Well, I have a real lack of understanding of my power supply issue that I am hoping I can get some help with from you folks. I realize no one is really familiar with this circuit, but it should be basic power supply principals. The power supply has two voltage regulators. Output directly from these two regulators supplies B+ to the two output buffer tubes, one B+ for each channel. An RC filter is then coupled to the output of each voltage regulator, which supplies the B+ for V1/V2, the first and second stages, again one for each channel. The design intent here is to apply additional filtering to the very sensitive initial stages.
Now here's where things get weird. If I measure the AC component of the voltage, I get about 0.3 mV RMS coming directly out of the regulator. However, after the RC filter this value is about 1.1 mV RMS! Same results for both regaultors/channels. If I hook the B+ supplies up the intended way I get much more 120 Hz hum than if I hook them up "backwards." Yesterday I unsoldered the filter capacitors so I just have the voltage out of the regulator and some drop over a 1k resistor. This significantly improved 120 Hz hum, but I know things are not right and can be improved. Besides, I need to understand why this is happening!
The big question is why does the presence of the filter capacitor introduce more B+ ripple?? The only way I can see this being possible is if the ground that the capacitor is tied to actually has ripple. Why that would be, I do not know, but I've postulated that it *could* be from an unbalance in the voltage doubler. I have a scope, but I'm having a hard time getting good noise-free signals at these low ripple voltages, I'm sure because of my lack of experience/measurement technique. The DMM AC voltage method seems to be reasonable for relative assessments, but I relaize it means nothing in absolute terms.

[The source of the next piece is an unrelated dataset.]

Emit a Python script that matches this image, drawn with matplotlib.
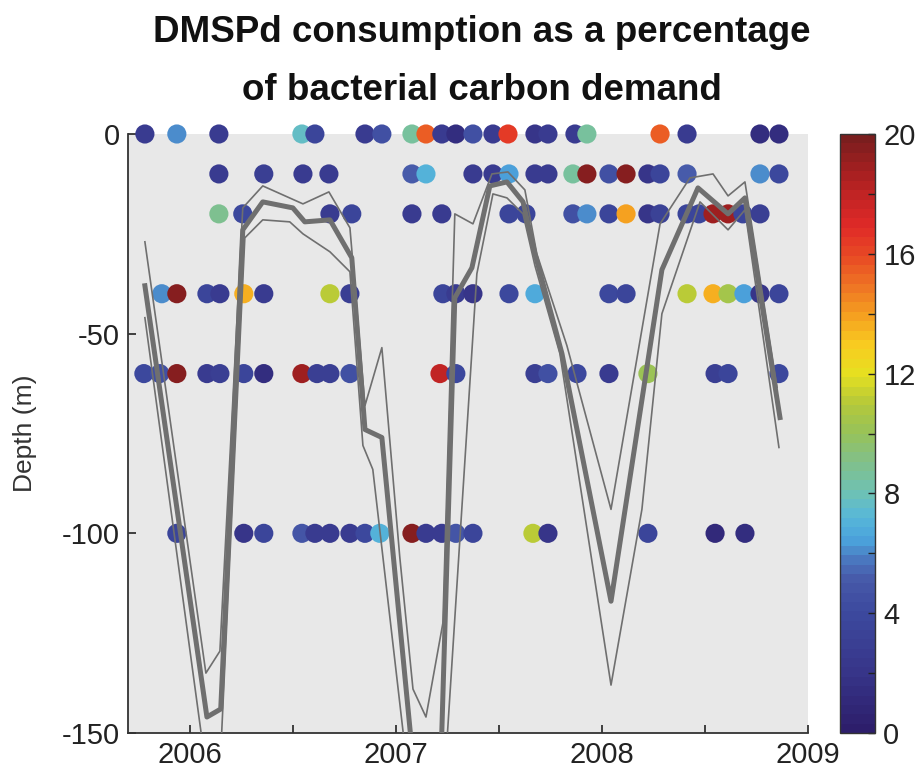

However, with the filter caps removed I now measure about 1.4 mV RMS on one channel and 2.4 mV RMS on the other channel at the output of the phono stage. The difference could be tied to the asymmetry of one of the B+ voltage regulators being used to lift the heater supply potential. Other than that, I don't know why they would be different.
I would certainly apprecaite any suggestions and/or things to check to help diagnose this. In the absence of anything else, I was thinking about using a choke in each B+ supply to V1/V2 as that's a filtering method that does not require reference to ground. However, there may be other issues going on (like ripple being induced in the CCS) if the ground has ripple, so my instinct is to try to determine and fix the root cause first.
Last edited by turbotoy on Thu May 09, 2013 9:19 pm; edited 1 time in total (Reason for editing : Fix typo.)